▶ **Task brief**: From the listing that follows, output everything exactly except the pictures.

▶ **Dataset extract**:
──────────

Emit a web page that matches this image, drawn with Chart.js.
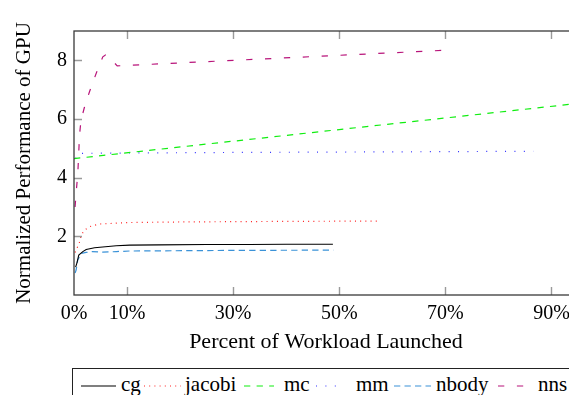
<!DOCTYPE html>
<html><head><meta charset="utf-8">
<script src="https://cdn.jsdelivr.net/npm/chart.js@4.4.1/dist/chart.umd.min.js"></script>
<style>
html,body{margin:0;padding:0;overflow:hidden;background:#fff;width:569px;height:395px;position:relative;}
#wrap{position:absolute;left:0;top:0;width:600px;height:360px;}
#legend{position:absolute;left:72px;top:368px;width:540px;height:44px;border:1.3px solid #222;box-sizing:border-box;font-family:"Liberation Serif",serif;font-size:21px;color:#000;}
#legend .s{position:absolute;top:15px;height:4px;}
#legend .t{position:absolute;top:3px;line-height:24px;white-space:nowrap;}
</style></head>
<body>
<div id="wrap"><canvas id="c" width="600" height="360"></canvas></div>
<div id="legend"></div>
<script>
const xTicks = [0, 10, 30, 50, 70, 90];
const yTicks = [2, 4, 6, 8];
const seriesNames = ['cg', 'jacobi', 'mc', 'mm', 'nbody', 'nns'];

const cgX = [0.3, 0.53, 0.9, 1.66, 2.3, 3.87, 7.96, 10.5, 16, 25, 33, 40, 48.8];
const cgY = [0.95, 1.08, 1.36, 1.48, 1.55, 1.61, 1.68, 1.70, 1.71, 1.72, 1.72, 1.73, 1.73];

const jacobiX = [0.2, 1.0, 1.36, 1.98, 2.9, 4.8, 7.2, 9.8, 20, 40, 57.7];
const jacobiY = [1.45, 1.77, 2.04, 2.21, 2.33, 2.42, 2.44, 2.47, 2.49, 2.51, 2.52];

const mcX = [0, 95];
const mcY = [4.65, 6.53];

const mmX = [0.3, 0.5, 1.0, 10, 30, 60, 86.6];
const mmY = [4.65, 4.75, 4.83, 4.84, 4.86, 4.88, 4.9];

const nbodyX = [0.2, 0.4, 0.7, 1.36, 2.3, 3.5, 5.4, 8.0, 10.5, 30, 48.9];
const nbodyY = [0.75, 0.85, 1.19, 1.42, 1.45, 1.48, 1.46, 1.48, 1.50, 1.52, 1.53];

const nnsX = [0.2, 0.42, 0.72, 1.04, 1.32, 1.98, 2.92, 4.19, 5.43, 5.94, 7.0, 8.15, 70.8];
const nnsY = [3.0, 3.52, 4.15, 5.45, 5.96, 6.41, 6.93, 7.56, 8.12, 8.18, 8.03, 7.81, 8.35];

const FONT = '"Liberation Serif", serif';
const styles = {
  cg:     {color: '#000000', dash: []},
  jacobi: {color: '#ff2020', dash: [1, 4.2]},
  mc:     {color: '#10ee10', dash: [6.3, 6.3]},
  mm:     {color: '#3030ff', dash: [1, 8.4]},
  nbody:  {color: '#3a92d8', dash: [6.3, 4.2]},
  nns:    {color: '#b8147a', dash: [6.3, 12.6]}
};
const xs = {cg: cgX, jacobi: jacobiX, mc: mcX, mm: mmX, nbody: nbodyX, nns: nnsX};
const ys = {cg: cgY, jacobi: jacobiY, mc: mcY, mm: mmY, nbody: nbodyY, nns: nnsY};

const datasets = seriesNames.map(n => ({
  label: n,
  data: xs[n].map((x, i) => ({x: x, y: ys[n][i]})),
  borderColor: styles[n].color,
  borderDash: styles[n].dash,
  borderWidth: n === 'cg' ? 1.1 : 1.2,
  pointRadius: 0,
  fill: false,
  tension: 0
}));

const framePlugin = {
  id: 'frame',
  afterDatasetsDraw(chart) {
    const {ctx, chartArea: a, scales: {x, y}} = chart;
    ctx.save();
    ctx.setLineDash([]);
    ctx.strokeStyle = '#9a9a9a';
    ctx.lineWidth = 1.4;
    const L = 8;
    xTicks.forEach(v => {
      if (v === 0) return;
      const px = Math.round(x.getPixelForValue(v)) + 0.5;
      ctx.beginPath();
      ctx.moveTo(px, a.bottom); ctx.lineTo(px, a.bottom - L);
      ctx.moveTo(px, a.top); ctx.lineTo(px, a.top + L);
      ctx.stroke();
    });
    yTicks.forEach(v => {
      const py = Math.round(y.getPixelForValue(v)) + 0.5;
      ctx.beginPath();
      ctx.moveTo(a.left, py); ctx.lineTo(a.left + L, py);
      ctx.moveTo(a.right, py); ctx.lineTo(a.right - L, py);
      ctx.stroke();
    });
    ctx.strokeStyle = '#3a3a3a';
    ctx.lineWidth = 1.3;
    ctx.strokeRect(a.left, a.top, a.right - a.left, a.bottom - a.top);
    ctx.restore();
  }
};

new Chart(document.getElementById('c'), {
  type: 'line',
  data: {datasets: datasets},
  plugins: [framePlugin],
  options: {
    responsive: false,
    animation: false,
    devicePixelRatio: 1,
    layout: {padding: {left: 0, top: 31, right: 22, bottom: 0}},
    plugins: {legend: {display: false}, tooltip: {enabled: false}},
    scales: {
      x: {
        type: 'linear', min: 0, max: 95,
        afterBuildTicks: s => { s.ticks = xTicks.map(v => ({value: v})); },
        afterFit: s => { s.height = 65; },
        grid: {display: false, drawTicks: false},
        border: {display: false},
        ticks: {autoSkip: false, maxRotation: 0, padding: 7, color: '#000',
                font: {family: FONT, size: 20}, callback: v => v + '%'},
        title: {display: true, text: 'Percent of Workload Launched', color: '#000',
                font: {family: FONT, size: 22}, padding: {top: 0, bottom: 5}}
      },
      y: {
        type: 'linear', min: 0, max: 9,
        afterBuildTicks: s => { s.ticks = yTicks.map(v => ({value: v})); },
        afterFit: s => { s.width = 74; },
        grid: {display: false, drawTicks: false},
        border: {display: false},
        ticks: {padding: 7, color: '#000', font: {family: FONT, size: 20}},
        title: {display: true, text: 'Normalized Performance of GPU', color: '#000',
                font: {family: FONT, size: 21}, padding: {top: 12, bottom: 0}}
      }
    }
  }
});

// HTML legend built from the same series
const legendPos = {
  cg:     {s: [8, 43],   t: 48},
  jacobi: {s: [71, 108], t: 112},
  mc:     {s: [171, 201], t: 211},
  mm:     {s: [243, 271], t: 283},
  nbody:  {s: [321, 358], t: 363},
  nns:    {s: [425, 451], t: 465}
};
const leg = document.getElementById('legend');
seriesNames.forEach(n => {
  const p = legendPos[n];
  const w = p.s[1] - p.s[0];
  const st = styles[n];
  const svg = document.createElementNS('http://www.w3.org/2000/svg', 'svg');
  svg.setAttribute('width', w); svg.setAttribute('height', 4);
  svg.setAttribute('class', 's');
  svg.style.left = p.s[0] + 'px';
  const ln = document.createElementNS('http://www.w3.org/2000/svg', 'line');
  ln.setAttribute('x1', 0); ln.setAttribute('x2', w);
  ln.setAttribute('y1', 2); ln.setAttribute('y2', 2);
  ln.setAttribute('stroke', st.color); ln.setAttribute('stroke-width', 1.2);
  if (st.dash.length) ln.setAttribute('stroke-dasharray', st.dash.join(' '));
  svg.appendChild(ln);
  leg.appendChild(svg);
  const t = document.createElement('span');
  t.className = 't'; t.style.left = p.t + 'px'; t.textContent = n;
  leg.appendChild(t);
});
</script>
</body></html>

──────────

▶ **Task response**:
Emit a web page that matches this image, drawn with Chart.js.
<!DOCTYPE html>
<html><head><meta charset="utf-8">
<script src="https://cdn.jsdelivr.net/npm/chart.js@4.4.1/dist/chart.umd.min.js"></script>
<style>
html,body{margin:0;padding:0;overflow:hidden;background:#fff;width:569px;height:395px;position:relative;}
#wrap{position:absolute;left:0;top:0;width:600px;height:360px;}
#legend{position:absolute;left:72px;top:368px;width:540px;height:44px;border:1.3px solid #222;box-sizing:border-box;font-family:"Liberation Serif",serif;font-size:21px;color:#000;}
#legend .s{position:absolute;top:15px;height:4px;}
#legend .t{position:absolute;top:3px;line-height:24px;white-space:nowrap;}
</style></head>
<body>
<div id="wrap"><canvas id="c" width="600" height="360"></canvas></div>
<div id="legend"></div>
<script>
const xTicks = [0, 10, 30, 50, 70, 90];
const yTicks = [2, 4, 6, 8];
const seriesNames = ['cg', 'jacobi', 'mc', 'mm', 'nbody', 'nns'];

const cgX = [0.3, 0.53, 0.9, 1.66, 2.3, 3.87, 7.96, 10.5, 16, 25, 33, 40, 48.8];
const cgY = [0.95, 1.08, 1.36, 1.48, 1.55, 1.61, 1.68, 1.70, 1.71, 1.72, 1.72, 1.73, 1.73];

const jacobiX = [0.2, 1.0, 1.36, 1.98, 2.9, 4.8, 7.2, 9.8, 20, 40, 57.7];
const jacobiY = [1.45, 1.77, 2.04, 2.21, 2.33, 2.42, 2.44, 2.47, 2.49, 2.51, 2.52];

const mcX = [0, 95];
const mcY = [4.65, 6.53];

const mmX = [0.3, 0.5, 1.0, 10, 30, 60, 86.6];
const mmY = [4.65, 4.75, 4.83, 4.84, 4.86, 4.88, 4.9];

const nbodyX = [0.2, 0.4, 0.7, 1.36, 2.3, 3.5, 5.4, 8.0, 10.5, 30, 48.9];
const nbodyY = [0.75, 0.85, 1.19, 1.42, 1.45, 1.48, 1.46, 1.48, 1.50, 1.52, 1.53];

const nnsX = [0.2, 0.42, 0.72, 1.04, 1.32, 1.98, 2.92, 4.19, 5.43, 5.94, 7.0, 8.15, 70.8];
const nnsY = [3.0, 3.52, 4.15, 5.45, 5.96, 6.41, 6.93, 7.56, 8.12, 8.18, 8.03, 7.81, 8.35];

const FONT = '"Liberation Serif", serif';
const styles = {
  cg:     {color: '#000000', dash: []},
  jacobi: {color: '#ff2020', dash: [1, 4.2]},
  mc:     {color: '#10ee10', dash: [6.3, 6.3]},
  mm:     {color: '#3030ff', dash: [1, 8.4]},
  nbody:  {color: '#3a92d8', dash: [6.3, 4.2]},
  nns:    {color: '#b8147a', dash: [6.3, 12.6]}
};
const xs = {cg: cgX, jacobi: jacobiX, mc: mcX, mm: mmX, nbody: nbodyX, nns: nnsX};
const ys = {cg: cgY, jacobi: jacobiY, mc: mcY, mm: mmY, nbody: nbodyY, nns: nnsY};

const datasets = seriesNames.map(n => ({
  label: n,
  data: xs[n].map((x, i) => ({x: x, y: ys[n][i]})),
  borderColor: styles[n].color,
  borderDash: styles[n].dash,
  borderWidth: n === 'cg' ? 1.1 : 1.2,
  pointRadius: 0,
  fill: false,
  tension: 0
}));

const framePlugin = {
  id: 'frame',
  afterDatasetsDraw(chart) {
    const {ctx, chartArea: a, scales: {x, y}} = chart;
    ctx.save();
    ctx.setLineDash([]);
    ctx.strokeStyle = '#9a9a9a';
    ctx.lineWidth = 1.4;
    const L = 8;
    xTicks.forEach(v => {
      if (v === 0) return;
      const px = Math.round(x.getPixelForValue(v)) + 0.5;
      ctx.beginPath();
      ctx.moveTo(px, a.bottom); ctx.lineTo(px, a.bottom - L);
      ctx.moveTo(px, a.top); ctx.lineTo(px, a.top + L);
      ctx.stroke();
    });
    yTicks.forEach(v => {
      const py = Math.round(y.getPixelForValue(v)) + 0.5;
      ctx.beginPath();
      ctx.moveTo(a.left, py); ctx.lineTo(a.left + L, py);
      ctx.moveTo(a.right, py); ctx.lineTo(a.right - L, py);
      ctx.stroke();
    });
    ctx.strokeStyle = '#3a3a3a';
    ctx.lineWidth = 1.3;
    ctx.strokeRect(a.left, a.top, a.right - a.left, a.bottom - a.top);
    ctx.restore();
  }
};

new Chart(document.getElementById('c'), {
  type: 'line',
  data: {datasets: datasets},
  plugins: [framePlugin],
  options: {
    responsive: false,
    animation: false,
    devicePixelRatio: 1,
    layout: {padding: {left: 0, top: 31, right: 22, bottom: 0}},
    plugins: {legend: {display: false}, tooltip: {enabled: false}},
    scales: {
      x: {
        type: 'linear', min: 0, max: 95,
        afterBuildTicks: s => { s.ticks = xTicks.map(v => ({value: v})); },
        afterFit: s => { s.height = 65; },
        grid: {display: false, drawTicks: false},
        border: {display: false},
        ticks: {autoSkip: false, maxRotation: 0, padding: 7, color: '#000',
                font: {family: FONT, size: 20}, callback: v => v + '%'},
        title: {display: true, text: 'Percent of Workload Launched', color: '#000',
                font: {family: FONT, size: 22}, padding: {top: 0, bottom: 5}}
      },
      y: {
        type: 'linear', min: 0, max: 9,
        afterBuildTicks: s => { s.ticks = yTicks.map(v => ({value: v})); },
        afterFit: s => { s.width = 74; },
        grid: {display: false, drawTicks: false},
        border: {display: false},
        ticks: {padding: 7, color: '#000', font: {family: FONT, size: 20}},
        title: {display: true, text: 'Normalized Performance of GPU', color: '#000',
                font: {family: FONT, size: 21}, padding: {top: 12, bottom: 0}}
      }
    }
  }
});

// HTML legend built from the same series
const legendPos = {
  cg:     {s: [8, 43],   t: 48},
  jacobi: {s: [71, 108], t: 112},
  mc:     {s: [171, 201], t: 211},
  mm:     {s: [243, 271], t: 283},
  nbody:  {s: [321, 358], t: 363},
  nns:    {s: [425, 451], t: 465}
};
const leg = document.getElementById('legend');
seriesNames.forEach(n => {
  const p = legendPos[n];
  const w = p.s[1] - p.s[0];
  const st = styles[n];
  const svg = document.createElementNS('http://www.w3.org/2000/svg', 'svg');
  svg.setAttribute('width', w); svg.setAttribute('height', 4);
  svg.setAttribute('class', 's');
  svg.style.left = p.s[0] + 'px';
  const ln = document.createElementNS('http://www.w3.org/2000/svg', 'line');
  ln.setAttribute('x1', 0); ln.setAttribute('x2', w);
  ln.setAttribute('y1', 2); ln.setAttribute('y2', 2);
  ln.setAttribute('stroke', st.color); ln.setAttribute('stroke-width', 1.2);
  if (st.dash.length) ln.setAttribute('stroke-dasharray', st.dash.join(' '));
  svg.appendChild(ln);
  leg.appendChild(svg);
  const t = document.createElement('span');
  t.className = 't'; t.style.left = p.t + 'px'; t.textContent = n;
  leg.appendChild(t);
});
</script>
</body></html>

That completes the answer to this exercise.